In Pekin Ins. Co. v. Beu, and Pekin Ins. Co. v. United Parcel Service, Inc., the first district in effect took the oppisite view in interpreting the following additional insured endorsement in Pekin's policies:

Such person or organization is an additional insured only with respect to liability incurred solely as a result of some act or omission of the named insured and not for its own independent negligence or statutory violation.

The courts held that there would be no coverage for the AI where it is sued for its own negligence. In doing so they rejected the argument that the complaints raised the potential for vicarious liability to the AI, which would be covered under the endorsement, based on its control over the named insured.

However, in Hallmark the second district rejected those holdings, noting that the insurer owes a defense unless "'the insurance cannot possibly cover the liability arising from the facts alleged' and the terms of the policy clearly preclude coverage...."

The court found that the allegations of "control" against the AI could result in vicarious liability to the AI under section 414 of the Restatement (Second) of Torts. Although it was interpreting the same endorsement, it found the holdings in Beu and UPS "unduly restrictive."

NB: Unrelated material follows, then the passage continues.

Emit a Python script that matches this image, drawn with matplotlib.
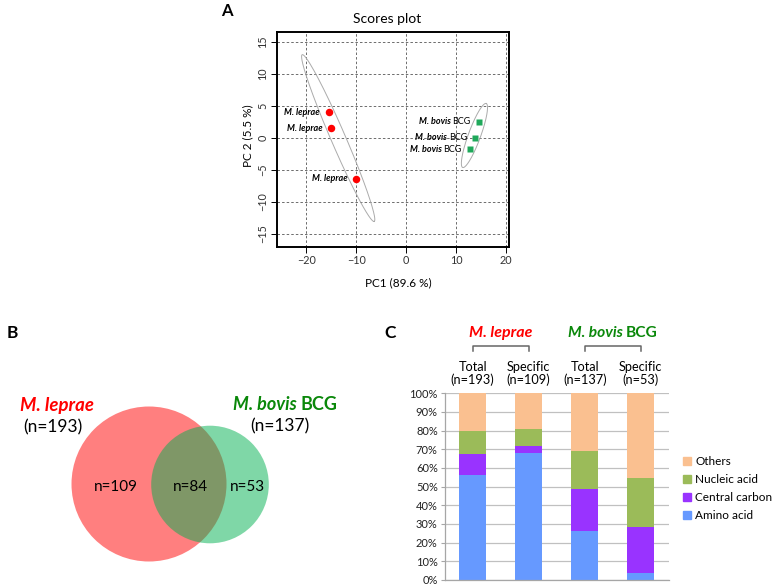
import numpy as np
import matplotlib
matplotlib.use("Agg")
import matplotlib.pyplot as plt
from matplotlib.patches import Circle, Patch
from matplotlib.transforms import IdentityTransform

plt.rcParams["font.family"] = ["Lato", "DejaVu Sans"]

W, H = 774, 586

# A: PCA scores plot
leprae_pc1 = [-15.5, -15.0, -10.0]
leprae_pc2 = [4.0, 1.5, -6.4]
bcg_pc1 = [14.5, 13.8, 12.7]
bcg_pc2 = [2.5, 0.0, -1.8]
# confidence ellipses: centre, half major axis, half minor axis
leprae_ell = [(-13.6, -0.05), (7.2, -13.05), (1.34, 0.45)]
bcg_ell = [(13.65, 0.35), (2.35, 5.01), (1.15, -0.33)]

# B: Venn counts
n_leprae, n_bcg = 193, 137
n_only_leprae, n_shared, n_only_bcg = 109, 84, 53

# C: pathway composition (%)
bar_labels = ["Total\n(n=193)", "Specific\n(n=109)", "Total\n(n=137)", "Specific\n(n=53)"]
amino = [56.0, 68.0, 26.3, 3.7]
central = [11.5, 3.8, 22.4, 24.6]
nucleic = [12.4, 9.1, 20.6, 26.3]
others = [20.1, 19.1, 30.7, 45.4]
classes = ["Amino acid", "Central carbon", "Nucleic acid", "Others"]
class_colors = ["#6699FF", "#9933FF", "#9BBB59", "#FAC090"]

RED = "#FF0000"
DKGREEN = "#0A880A"

fig = plt.figure(figsize=(W / 100, H / 100), dpi=100)


def rect(x0, y0, x1, y1):
    # pixel box (top-left origin) -> figure fraction rect
    return [x0 / W, 1 - y1 / H, (x1 - x0) / W, (y1 - y0) / H]


def ptext(x, y, s, **kw):
    # text at pixel position, top-left origin
    return fig.text(x / W, 1 - y / H, s, **kw)


pending = []


def bovis_label(x, y, size, color, bcg_weight="bold", align="center"):
    # "M. bovis" in bold italic followed by "BCG"; x, y display pixels
    t1 = fig.text(x, y, "M. bovis", transform=IdentityTransform(), fontsize=size,
                  color=color, style="italic", weight="bold", ha="left", va="center")
    t2 = fig.text(x, y, "BCG", transform=IdentityTransform(), fontsize=size,
                  color=color, weight=bcg_weight, ha="left", va="center")
    pending.append((t1, t2, x, y, size, align))


# ---------------- A ----------------
axA = fig.add_axes(rect(276.7, 32.3, 508.7, 247))
axA.set_xlim(-25.9, 20.5)
axA.set_ylim(-17.1, 16.5)
axA.set_xticks([-20, -10, 0, 10, 20])
axA.set_yticks(range(-15, 16, 5))
axA.grid(True, ls=(0, (3, 2.5)), color="#555555", lw=0.6)
axA.set_axisbelow(True)
for s in axA.spines.values():
    s.set_linewidth(1.4)
axA.tick_params(labelsize=7.8, length=4, width=0.7, pad=2, labelcolor="#333333")
axA.tick_params(axis="y", labelrotation=90)
plt.setp(axA.get_yticklabels(), va="center")

t = np.linspace(0, 2 * np.pi, 300)
for (c, u, v) in [leprae_ell, bcg_ell]:
    ex = c[0] + u[0] * np.cos(t) + v[0] * np.sin(t)
    ey = c[1] + u[1] * np.cos(t) + v[1] * np.sin(t)
    axA.plot(ex, ey, color="#ABABAB", lw=0.7, zorder=2)

axA.plot(leprae_pc1, leprae_pc2, "o", color=RED, ms=5.4, mec="none", zorder=3)
axA.plot(bcg_pc1, bcg_pc2, "s", color="#1FA85A", ms=4.5, mec="none", zorder=3)

for px, py in zip(leprae_pc1, leprae_pc2):
    axA.annotate("M. leprae", (px, py), xytext=(-6.5, 0), textcoords="offset points",
                 ha="right", va="center", fontsize=6.5, style="italic", weight="bold")
for px, py in zip(bcg_pc1, bcg_pc2):
    dx, dy = axA.transData.transform((px, py))
    bovis_label(dx - 8, dy, 6.5, "black", bcg_weight="normal", align="right")

ptext(386.7, 19, "Scores plot", fontsize=10, ha="center", va="center")
ptext(398, 283, "PC1 (89.6 %)", fontsize=8.5, ha="center", va="center")
ptext(248, 136, "PC 2 (5.5 %)", fontsize=8.5, ha="center", va="center", rotation=90)
ptext(227, 11, "A", fontsize=12, weight="bold", ha="center", va="center")

# ---------------- B ----------------
axB = fig.add_axes(rect(0, 290, 380, 586))
axB.set_xlim(0, 380)
axB.set_ylim(586, 290)
axB.axis("off")
axB.add_patch(Circle((149, 484), 77.5, fc=RED, alpha=0.5, lw=0))
axB.add_patch(Circle((210, 484.5), 58.8, fc="#00B050", alpha=0.5, lw=0))

axB.text(116, 487, f"n={n_only_leprae}", fontsize=11, ha="center", va="center")
axB.text(190, 487, f"n={n_shared}", fontsize=11, ha="center", va="center")
axB.text(247, 487, f"n={n_only_bcg}", fontsize=11, ha="center", va="center")
axB.text(56.7, 405, "M. leprae", fontsize=13.4, color=RED, style="italic", weight="bold",
         ha="center", va="center")
axB.text(52.5, 427.5, f"(n={n_leprae})", fontsize=12.5, ha="center", va="center")
bovis_label(285, H - 404, 13, DKGREEN)
axB.text(279.5, 426.5, f"(n={n_bcg})", fontsize=12.5, ha="center", va="center")
ptext(12, 333, "B", fontsize=12.5, weight="bold", ha="center", va="center")

# ---------------- C ----------------
axC = fig.add_axes(rect(444.7, 393.3, 668.7, 580))
xs = np.arange(len(bar_labels))
bottom = np.zeros(len(xs))
for vals, col, name in zip([amino, central, nucleic, others], class_colors, classes):
    axC.bar(xs, vals, 0.49, bottom=bottom, color=col, label=name, zorder=2)
    bottom += np.array(vals)

axC.set_xlim(-0.5, 3.5)
axC.set_ylim(0, 100)
axC.set_yticks(range(0, 101, 10))
axC.set_yticklabels([f"{v}%" for v in range(0, 101, 10)])
axC.set_xticks([])
axC.grid(axis="y", color="#C0C0C0", lw=0.9)
axC.set_axisbelow(True)
for side in ["top", "right"]:
    axC.spines[side].set_visible(False)
for side in ["left", "bottom"]:
    axC.spines[side].set_color("#A6A6A6")
    axC.spines[side].set_linewidth(0.9)
axC.tick_params(axis="y", labelsize=8, length=3, color="#A6A6A6", pad=2, labelcolor="#222222")

for i, lab in enumerate(bar_labels):
    axC.annotate(lab, (i, 1), xycoords=("data", "axes fraction"), xytext=(0, 14.4),
                 textcoords="offset points", ha="center", va="center", fontsize=9.2,
                 linespacing=1.05)

tr = axC.get_xaxis_transform()
for a, b in [(0, 1), (2, 3)]:
    axC.plot([a, a, b, b], [1.228, 1.255, 1.255, 1.228], color="#666666", lw=1.1,
             transform=tr, clip_on=False)

axC.text(0.5, 1.323, "M. leprae", transform=tr, fontsize=11.5, color=RED,
         style="italic", weight="bold", ha="center", va="center")
gx, gy = axC.transData.transform((2.5, 0))
bovis_label(gx, H - 333, 11.2, DKGREEN)
ptext(390, 333, "C", fontsize=12.5, weight="bold", ha="center", va="center")

handles = [Patch(color=c, label=n) for c, n in zip(class_colors, classes)][::-1]
fig.legend(handles=handles, loc="center left", bbox_to_anchor=(683 / W, 1 - 488.5 / H),
           frameon=False, fontsize=8.5, handlelength=0.7, handleheight=0.7,
           handletextpad=0.35, labelspacing=0.6, borderpad=0, borderaxespad=0)

# lay out the two-part "M. bovis BCG" labels
fig.canvas.draw()
r = fig.canvas.get_renderer()
for t1, t2, x, y, size, align in pending:
    w1 = t1.get_window_extent(r).width
    w2 = t2.get_window_extent(r).width
    gap = size * 0.27
    total = w1 + gap + w2
    start = x - total / 2 if align == "center" else x - total
    t1.set_position((start, y))
    t2.set_position((start + w1 + gap, y))

fig.savefig("out.png", dpi=100)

In short, with the Pekin endorsement, the insured need not show that the allegations trigger coverage; the insurer must show that they do not. In cases such as Hallmark, then, where the AI is the general contractor, vicarious liability will always be at least possible. In cases where vicarious liability is not possible, however, there will be no coverage. Given the Hallmark court's finding of coverage, the argument that the coverage is illusory fails.

The Hallmark court also considered the standard of review in declaratory actions, finding the case law on the issue confusing. The court held that where factual determinations are not at issue review is de novo.

Pekin had filed a motion for summary judgment where a motion for judgment on the pleadings would have been appropriate as only the allegations of the complaint and policy provisions were at issue. This appears to have been the source of Hallmark's argument that the standard of review should have been abuse of discretion.